> _WORK INSTRUCTIONS_
Transcribe the listing in full, excluding any pictures.
__________________________________________________
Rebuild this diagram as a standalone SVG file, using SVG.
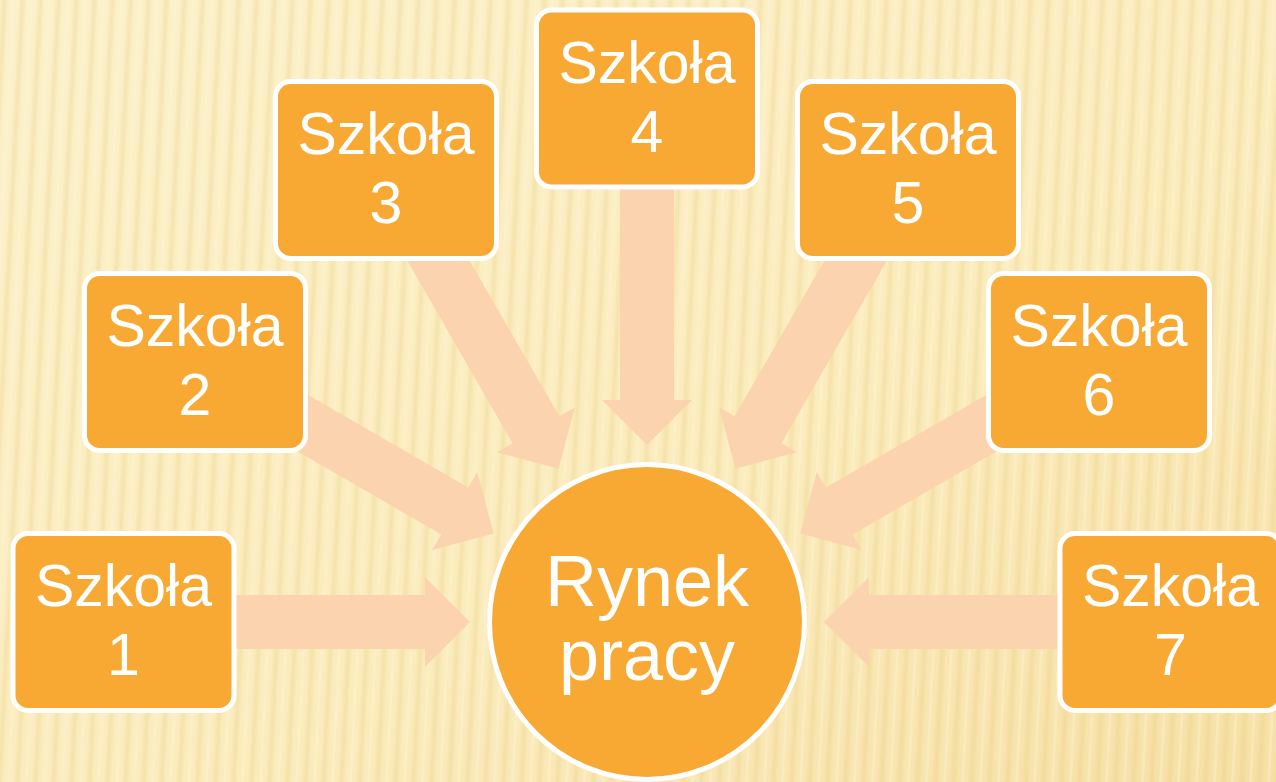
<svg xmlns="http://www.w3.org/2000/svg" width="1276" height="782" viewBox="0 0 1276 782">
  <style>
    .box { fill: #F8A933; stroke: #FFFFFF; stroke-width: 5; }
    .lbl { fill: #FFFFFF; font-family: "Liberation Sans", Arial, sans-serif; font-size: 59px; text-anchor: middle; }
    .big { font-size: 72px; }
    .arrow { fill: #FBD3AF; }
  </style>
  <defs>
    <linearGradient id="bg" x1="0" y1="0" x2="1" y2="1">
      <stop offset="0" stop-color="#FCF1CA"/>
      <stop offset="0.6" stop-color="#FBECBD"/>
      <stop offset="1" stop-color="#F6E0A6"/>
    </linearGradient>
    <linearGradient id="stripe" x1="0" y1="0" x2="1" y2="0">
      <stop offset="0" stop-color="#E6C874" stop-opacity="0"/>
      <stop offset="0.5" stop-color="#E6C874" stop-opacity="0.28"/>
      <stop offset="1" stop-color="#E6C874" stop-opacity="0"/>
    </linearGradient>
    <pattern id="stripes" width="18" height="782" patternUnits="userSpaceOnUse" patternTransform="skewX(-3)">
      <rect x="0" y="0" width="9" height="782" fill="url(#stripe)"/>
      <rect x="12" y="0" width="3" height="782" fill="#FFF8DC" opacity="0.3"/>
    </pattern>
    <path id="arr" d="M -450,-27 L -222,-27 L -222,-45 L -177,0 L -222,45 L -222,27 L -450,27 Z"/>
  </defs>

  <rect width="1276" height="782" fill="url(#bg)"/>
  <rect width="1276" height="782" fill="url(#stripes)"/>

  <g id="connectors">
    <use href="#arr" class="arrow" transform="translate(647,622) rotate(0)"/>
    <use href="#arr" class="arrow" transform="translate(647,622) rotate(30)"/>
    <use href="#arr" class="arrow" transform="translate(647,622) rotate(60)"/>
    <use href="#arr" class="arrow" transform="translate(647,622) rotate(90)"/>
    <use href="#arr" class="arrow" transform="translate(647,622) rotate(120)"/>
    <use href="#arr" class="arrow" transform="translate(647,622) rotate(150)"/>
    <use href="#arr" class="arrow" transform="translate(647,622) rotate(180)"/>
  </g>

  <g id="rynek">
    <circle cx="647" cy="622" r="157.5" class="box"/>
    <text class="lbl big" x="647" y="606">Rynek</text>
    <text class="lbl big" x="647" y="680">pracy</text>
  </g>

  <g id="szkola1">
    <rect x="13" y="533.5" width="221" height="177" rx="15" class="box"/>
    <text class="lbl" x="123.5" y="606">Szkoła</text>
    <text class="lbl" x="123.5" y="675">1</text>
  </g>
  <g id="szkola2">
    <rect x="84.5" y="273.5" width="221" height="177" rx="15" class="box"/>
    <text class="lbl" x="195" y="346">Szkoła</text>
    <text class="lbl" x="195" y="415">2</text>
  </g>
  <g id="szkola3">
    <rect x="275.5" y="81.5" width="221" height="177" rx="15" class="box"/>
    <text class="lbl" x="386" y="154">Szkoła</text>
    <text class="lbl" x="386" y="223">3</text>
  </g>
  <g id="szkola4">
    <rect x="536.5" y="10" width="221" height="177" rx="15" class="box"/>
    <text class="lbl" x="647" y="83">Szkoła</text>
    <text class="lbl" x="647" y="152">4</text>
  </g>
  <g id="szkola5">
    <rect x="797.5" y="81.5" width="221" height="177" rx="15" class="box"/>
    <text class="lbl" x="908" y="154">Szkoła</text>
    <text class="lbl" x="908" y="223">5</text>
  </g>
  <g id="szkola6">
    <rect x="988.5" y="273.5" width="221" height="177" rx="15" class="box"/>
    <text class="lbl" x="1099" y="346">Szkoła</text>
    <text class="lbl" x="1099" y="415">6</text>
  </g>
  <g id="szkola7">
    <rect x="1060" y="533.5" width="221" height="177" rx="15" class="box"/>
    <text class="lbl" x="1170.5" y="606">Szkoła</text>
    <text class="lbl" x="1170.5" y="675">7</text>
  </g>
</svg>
__________________________________________________
> _TASK RESULT_
Rebuild this diagram as a standalone SVG file, using SVG.
<svg xmlns="http://www.w3.org/2000/svg" width="1276" height="782" viewBox="0 0 1276 782">
  <style>
    .box { fill: #F8A933; stroke: #FFFFFF; stroke-width: 5; }
    .lbl { fill: #FFFFFF; font-family: "Liberation Sans", Arial, sans-serif; font-size: 59px; text-anchor: middle; }
    .big { font-size: 72px; }
    .arrow { fill: #FBD3AF; }
  </style>
  <defs>
    <linearGradient id="bg" x1="0" y1="0" x2="1" y2="1">
      <stop offset="0" stop-color="#FCF1CA"/>
      <stop offset="0.6" stop-color="#FBECBD"/>
      <stop offset="1" stop-color="#F6E0A6"/>
    </linearGradient>
    <linearGradient id="stripe" x1="0" y1="0" x2="1" y2="0">
      <stop offset="0" stop-color="#E6C874" stop-opacity="0"/>
      <stop offset="0.5" stop-color="#E6C874" stop-opacity="0.28"/>
      <stop offset="1" stop-color="#E6C874" stop-opacity="0"/>
    </linearGradient>
    <pattern id="stripes" width="18" height="782" patternUnits="userSpaceOnUse" patternTransform="skewX(-3)">
      <rect x="0" y="0" width="9" height="782" fill="url(#stripe)"/>
      <rect x="12" y="0" width="3" height="782" fill="#FFF8DC" opacity="0.3"/>
    </pattern>
    <path id="arr" d="M -450,-27 L -222,-27 L -222,-45 L -177,0 L -222,45 L -222,27 L -450,27 Z"/>
  </defs>

  <rect width="1276" height="782" fill="url(#bg)"/>
  <rect width="1276" height="782" fill="url(#stripes)"/>

  <g id="connectors">
    <use href="#arr" class="arrow" transform="translate(647,622) rotate(0)"/>
    <use href="#arr" class="arrow" transform="translate(647,622) rotate(30)"/>
    <use href="#arr" class="arrow" transform="translate(647,622) rotate(60)"/>
    <use href="#arr" class="arrow" transform="translate(647,622) rotate(90)"/>
    <use href="#arr" class="arrow" transform="translate(647,622) rotate(120)"/>
    <use href="#arr" class="arrow" transform="translate(647,622) rotate(150)"/>
    <use href="#arr" class="arrow" transform="translate(647,622) rotate(180)"/>
  </g>

  <g id="rynek">
    <circle cx="647" cy="622" r="157.5" class="box"/>
    <text class="lbl big" x="647" y="606">Rynek</text>
    <text class="lbl big" x="647" y="680">pracy</text>
  </g>

  <g id="szkola1">
    <rect x="13" y="533.5" width="221" height="177" rx="15" class="box"/>
    <text class="lbl" x="123.5" y="606">Szkoła</text>
    <text class="lbl" x="123.5" y="675">1</text>
  </g>
  <g id="szkola2">
    <rect x="84.5" y="273.5" width="221" height="177" rx="15" class="box"/>
    <text class="lbl" x="195" y="346">Szkoła</text>
    <text class="lbl" x="195" y="415">2</text>
  </g>
  <g id="szkola3">
    <rect x="275.5" y="81.5" width="221" height="177" rx="15" class="box"/>
    <text class="lbl" x="386" y="154">Szkoła</text>
    <text class="lbl" x="386" y="223">3</text>
  </g>
  <g id="szkola4">
    <rect x="536.5" y="10" width="221" height="177" rx="15" class="box"/>
    <text class="lbl" x="647" y="83">Szkoła</text>
    <text class="lbl" x="647" y="152">4</text>
  </g>
  <g id="szkola5">
    <rect x="797.5" y="81.5" width="221" height="177" rx="15" class="box"/>
    <text class="lbl" x="908" y="154">Szkoła</text>
    <text class="lbl" x="908" y="223">5</text>
  </g>
  <g id="szkola6">
    <rect x="988.5" y="273.5" width="221" height="177" rx="15" class="box"/>
    <text class="lbl" x="1099" y="346">Szkoła</text>
    <text class="lbl" x="1099" y="415">6</text>
  </g>
  <g id="szkola7">
    <rect x="1060" y="533.5" width="221" height="177" rx="15" class="box"/>
    <text class="lbl" x="1170.5" y="606">Szkoła</text>
    <text class="lbl" x="1170.5" y="675">7</text>
  </g>
</svg>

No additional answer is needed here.